Republican Assemblyman Erik Peterson said the law being challenged in court was a “legislative insurrection.”

New Jersey Republican Assemblyman Erik Peterson.
New Jersey Republican Assemblyman Erik Peterson. (Courtesy of Erik Peterson)

“Judge Bumb’s ruling on the New Jersey Democrats’ overreaching anti-conceal carry law gives me hope that New Jersey Democrats’ constant attack on the fundamental rights of the people of New Jersey may have come to an end,” Peterson said in a statement issued to The Epoch Times.

“It is now time to take this momentum and for We the People to unite and take back our state from the control of Democrats,” he said.

Republican state Sen.

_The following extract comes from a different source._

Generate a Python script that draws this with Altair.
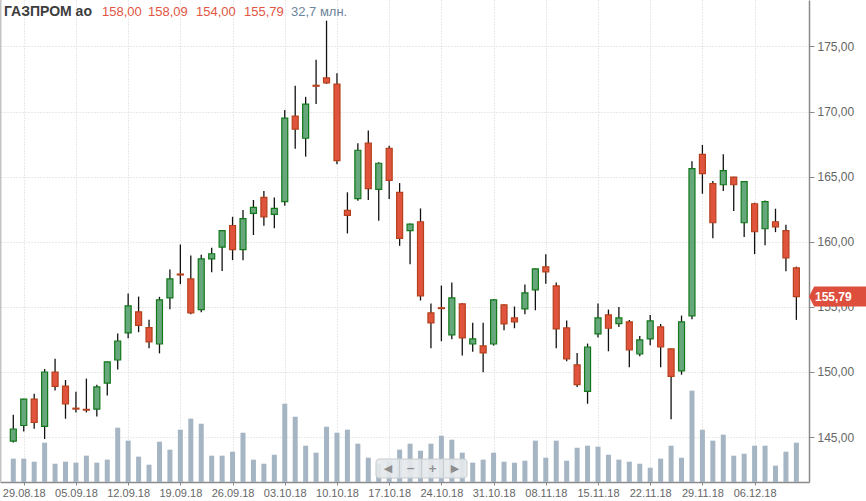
import json
import altair as alt
import pandas as pd

# Trading days (MOEX), Gazprom ordinary shares
dates = [
    "28.08.18", "29.08.18", "30.08.18", "31.08.18",
    "03.09.18", "04.09.18", "05.09.18", "06.09.18", "07.09.18",
    "10.09.18", "11.09.18", "12.09.18", "13.09.18", "14.09.18",
    "17.09.18", "18.09.18", "19.09.18", "20.09.18", "21.09.18",
    "24.09.18", "25.09.18", "26.09.18", "27.09.18", "28.09.18",
    "01.10.18", "02.10.18", "03.10.18", "04.10.18", "05.10.18",
    "08.10.18", "09.10.18", "10.10.18", "11.10.18", "12.10.18",
    "15.10.18", "16.10.18", "17.10.18", "18.10.18", "19.10.18",
    "22.10.18", "23.10.18", "24.10.18", "25.10.18", "26.10.18",
    "29.10.18", "30.10.18", "31.10.18", "01.11.18", "02.11.18",
    "06.11.18", "07.11.18", "08.11.18", "09.11.18",
    "12.11.18", "13.11.18", "14.11.18", "15.11.18", "16.11.18",
    "19.11.18", "20.11.18", "21.11.18", "22.11.18", "23.11.18",
    "26.11.18", "27.11.18", "28.11.18", "29.11.18", "30.11.18",
    "03.12.18", "04.12.18", "05.12.18", "06.12.18", "07.12.18",
    "10.12.18", "11.12.18", "12.12.18",
]

open_ = [
    144.69, 145.89, 147.92, 145.82, 150.00, 148.91, 147.22, 147.13, 147.15, 149.15,
    150.92, 153.00, 154.62, 153.41, 152.15, 155.69, 157.52, 157.15, 154.79, 158.69,
    159.59, 161.25, 159.40, 162.18, 163.41, 162.10, 163.08, 169.65, 167.95, 172.02,
    172.59, 172.11, 162.41, 163.31, 167.57, 164.03, 167.18, 163.80, 160.85, 161.54,
    154.54, 154.93, 152.85, 155.23, 152.15, 152.00, 152.15, 155.15, 154.15, 154.85,
    156.31, 158.08, 156.62, 153.38, 150.54, 148.51, 152.92, 154.38, 153.72, 153.85,
    151.38, 152.54, 153.46, 151.77, 150.08, 154.31, 166.72, 164.46, 164.38, 164.97,
    161.46, 162.92, 161.00, 161.54, 160.85, 158.00,
]
high = [
    146.72, 147.95, 148.33, 150.23, 151.02, 149.38, 148.48, 149.49, 149.02, 150.80,
    152.95, 156.02, 155.79, 154.02, 155.77, 157.87, 159.79, 158.95, 159.00, 159.54,
    160.90, 161.92, 162.44, 163.21, 163.90, 163.41, 170.13, 171.98, 171.13, 173.98,
    176.98, 172.95, 163.80, 167.57, 168.54, 166.10, 167.38, 164.51, 161.40, 162.56,
    155.26, 156.64, 156.87, 155.28, 153.79, 153.79, 155.60, 155.20, 155.03, 156.72,
    157.95, 159.05, 156.87, 153.95, 151.46, 152.18, 155.26, 154.79, 155.00, 154.00,
    152.77, 154.38, 153.69, 151.80, 154.33, 166.18, 167.44, 164.67, 166.72, 165.00,
    164.65, 163.00, 163.18, 162.54, 161.31, 158.09,
]
low = [
    144.58, 145.43, 145.64, 144.85, 148.58, 146.41, 146.89, 146.89, 146.59, 148.20,
    150.20, 152.59, 153.05, 151.82, 151.43, 154.82, 156.74, 154.43, 154.58, 157.66,
    157.75, 158.59, 158.59, 160.52, 161.23, 161.03, 162.77, 167.15, 166.54, 170.59,
    172.13, 165.95, 160.64, 163.15, 163.21, 161.62, 163.28, 159.69, 158.28, 155.49,
    151.82, 152.36, 152.51, 151.26, 151.56, 149.97, 152.03, 153.21, 153.36, 154.44,
    154.74, 156.77, 151.82, 150.82, 148.85, 147.56, 152.64, 151.59, 153.46, 150.36,
    151.21, 152.05, 150.36, 146.36, 149.79, 154.05, 163.69, 160.28, 163.90, 162.36,
    160.36, 159.05, 159.74, 160.74, 157.74, 154.00,
]
close = [
    145.62, 147.92, 146.12, 150.00, 148.89, 147.54, 147.15, 147.07, 148.85, 150.77,
    152.38, 155.08, 153.58, 152.31, 155.54, 157.15, 157.45, 154.54, 158.69, 159.08,
    160.85, 159.40, 161.78, 162.64, 161.92, 162.56, 169.49, 168.65, 170.57, 171.95,
    172.21, 166.23, 162.03, 167.03, 164.08, 166.03, 164.72, 160.26, 161.36, 155.85,
    153.77, 154.87, 155.69, 152.62, 152.54, 151.46, 155.54, 153.69, 153.85, 156.08,
    157.92, 157.69, 153.31, 151.00, 149.03, 151.92, 154.15, 153.36, 154.15, 151.69,
    152.46, 153.92, 151.92, 149.67, 153.85, 165.62, 165.23, 161.46, 165.46, 164.38,
    164.62, 160.77, 163.08, 161.15, 158.77, 155.79,
]
# Daily volume, millions of shares
volume = [
    19.4, 19.4, 16.9, 32.7, 15.2, 16.9, 16.1, 21.9, 16.1, 18.6,
    45.2, 34.4, 21.1, 14.4, 33.5, 26.9, 43.5, 52.7, 48.5, 21.9,
    21.9, 25.2, 41.0, 18.6, 15.2, 22.7, 65.1, 54.3, 30.2, 24.4,
    46.0, 41.0, 43.5, 31.9, 20.2, 15.0, 17.5, 26.9, 31.9, 26.0,
    31.9, 38.5, 35.2, 24.4, 16.1, 18.6, 24.4, 16.9, 16.1, 17.7,
    34.4, 20.2, 34.4, 17.7, 28.5, 30.2, 29.4, 22.7, 18.6, 16.9,
    15.2, 11.9, 19.4, 30.2, 20.2, 76.0, 43.5, 34.4, 39.4, 21.9,
    23.5, 30.2, 30.2, 13.6, 25.2, 32.7,
]

ticker = "ГАЗПРОМ ао"
nav_symbols = ["◀", "−", "+", "▶"]

FONT = "Liberation Sans"
UP_FILL, UP_STROKE = "#67a77c", "#12781a"
DN_FILL, DN_STROKE = "#e0543d", "#b5401c"
RED_TEXT = "#e2553f"
VOL_COLOR = "#a5b5c3"

df = pd.DataFrame({
    "i": list(range(len(dates))),
    "date": dates,
    "open": open_,
    "high": high,
    "low": low,
    "close": close,
    "volume": volume,
})
df["dir"] = ["up" if c >= o else "down" for o, c in zip(open_, close)]
last_i = len(dates) - 1

tick_idx = list(range(1, len(dates), 5))
tick_labels = [dates[k] for k in tick_idx]
x_label_expr = f"{json.dumps(tick_labels)}[round((datum.value - 1) / 5)]"
comma_fmt = "replace(format(datum.value, '.2f'), '.', ',')"

x_enc = alt.X(
    "i:Q",
    scale=alt.Scale(domain=[-0.795, 75.73], nice=False, zero=False),
    axis=alt.Axis(
        values=tick_idx, labelExpr=x_label_expr, title=None,
        grid=True, gridColor="#d2d2d2", gridDash=[1, 2], gridWidth=1,
        domainColor="#8a8a8a", domainWidth=1.5, tickColor="#8a8a8a",
        tickSize=3, labelColor="#666666", labelFont=FONT, labelFontSize=11,
        labelPadding=2, labelFlush=False, labelOverlap=False,
    ),
)
price_scale = alt.Scale(domain=[141.55, 178.57], nice=False, zero=False)
price_axis = alt.Axis(
    orient="right", values=[145, 150, 155, 160, 165, 170, 175],
    labelExpr=comma_fmt, title=None,
    grid=True, gridColor="#d2d2d2", gridDash=[1, 2], gridWidth=1,
    domainColor="#8a8a8a", domainWidth=1.5, tickColor="#8a8a8a",
    tickSize=5, labelColor="#666666", labelFont=FONT, labelFontSize=12,
    labelPadding=3,
)

base = alt.Chart(df)

# Volume histogram on its own scale along the bottom
vol = base.mark_bar(size=5, color=VOL_COLOR).encode(
    x=x_enc,
    y=alt.Y("volume:Q", scale=alt.Scale(domain=[0, 401], nice=False), axis=None),
)

wicks = base.mark_rule(color="#111111", strokeWidth=1.3).encode(
    x=x_enc,
    y=alt.Y("low:Q", scale=price_scale, axis=price_axis),
    y2="high:Q",
)
bodies = base.mark_bar(size=6, strokeWidth=1.2).encode(
    x=x_enc,
    y=alt.Y("open:Q", scale=price_scale),
    y2="close:Q",
    fill=alt.Fill("dir:N", scale=alt.Scale(domain=["up", "down"], range=[UP_FILL, DN_FILL]), legend=None),
    stroke=alt.Stroke("dir:N", scale=alt.Scale(domain=["up", "down"], range=[UP_STROKE, DN_STROKE]), legend=None),
)

last = base.transform_filter(f"datum.i == {last_i}")

# Last-price tag on the right axis
tag = last.mark_point(
    shape="M -1 0 L -0.82 -0.35 L 1 -0.35 L 1 0.35 L -0.82 0.35 Z",
    size=3249, filled=True, color="#dd4f3c", opacity=1, strokeWidth=0,
).encode(x=alt.value(837.5), y=alt.Y("close:Q", scale=price_scale))
tag_text = last.transform_calculate(
    t="replace(format(datum.close, '.2f'), '.', ',')"
).mark_text(
    align="left", baseline="middle", font=FONT, fontSize=12, fontWeight="bold", color="white"
).encode(x=alt.value(815), y=alt.Y("close:Q", scale=price_scale), text="t:N")

# Header: ticker, OHLC and volume of the last session
title_txt = last.transform_calculate(t=f"'{ticker}'").mark_text(
    align="left", baseline="alphabetic", font=FONT, fontSize=14, fontWeight="bold", color="#3d3d3d"
).encode(x=alt.value(4), y=alt.value(16), text="t:N")

header = [title_txt]
for field, xpos in [("open", 102), ("high", 148), ("low", 196), ("close", 244)]:
    header.append(
        last.transform_calculate(t=f"replace(format(datum.{field}, '.2f'), '.', ',')").mark_text(
            align="left", baseline="alphabetic", font=FONT, fontSize=13, color=RED_TEXT
        ).encode(x=alt.value(xpos), y=alt.value(16), text="t:N")
    )
header.append(
    last.transform_calculate(t="replace(format(datum.volume, '.1f'), '.', ',') + ' млн.'").mark_text(
        align="left", baseline="alphabetic", font=FONT, fontSize=13, color="#6d849c"
    ).encode(x=alt.value(291), y=alt.value(16), text="t:N")
)

# Left border of the chart panel
one = alt.Chart(pd.DataFrame({"k": [0]}))
border = one.mark_rule(color="#c4c4c4", strokeWidth=2).encode(
    x=alt.value(0.5), y=alt.value(0), y2=alt.value(482)
)

# Scroll / zoom control
nav_box = one.mark_rect(
    cornerRadius=3, fill="#e6e9ec", fillOpacity=0.9, stroke="#c8cbce", strokeWidth=1
).encode(x=alt.value(376), x2=alt.value(467), y=alt.value(459), y2=alt.value(478))
nav_parts = [nav_box]
for xd in [399.5, 421.5, 443.5]:
    nav_parts.append(
        one.mark_rule(color="#c8cbce", strokeWidth=1).encode(
            x=alt.value(xd), y=alt.value(460), y2=alt.value(477)
        )
    )
for sym, xs in zip(nav_symbols, [388, 410.5, 432.5, 455]):
    nav_parts.append(
        one.transform_calculate(t=f"'{sym}'").mark_text(
            align="center", baseline="middle", font="DejaVu Sans", fontSize=11,
            fontWeight="bold", color="#8e8e8e"
        ).encode(x=alt.value(xs), y=alt.value(468.5), text="t:N")
    )

price = alt.layer(wicks, bodies, tag, tag_text, *header, border, *nav_parts)

chart = alt.layer(vol, price).resolve_scale(y="independent").properties(
    width=809,
    height=482,
    autosize="none",
    padding={"left": 0, "top": 0, "right": 57, "bottom": 19},
    background="white",
).configure_view(stroke=None)

chart.save("out.html", embed_options={"renderer": "svg", "actions": False})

Michael Testa called the law “absolutely wrong.”

In a statement issued to The Epoch Times, a spokesperson from Testa’s office said the senator “opposed the bill in Committee and again on the Senate floor.”

He previously noted the flawed nature of the bill as it was pushed through the New Jersey Legislature in October.

“Once again, the Democratic Party is showing its ignorance of the law, the Constitution, and common sense in the pursuit of applause from the anti-gun crowd through a proposal that will do absolutely nothing to stop crimes committed with illegal guns,” Testa said in a news release at the time.

“Maybe the proponents of this bill should read the law before they pass a poorly written bill that would turn everyone into criminals regardless of whether they even own a gun,” he said.

Testa’s spokesperson said the judge’s decision “is proof of the senator’s points in October and on the Senate floor in December.”

The Epoch Times reached out to Platkin, Danielsen, Scutari, Greenstein, and Murphy for comment.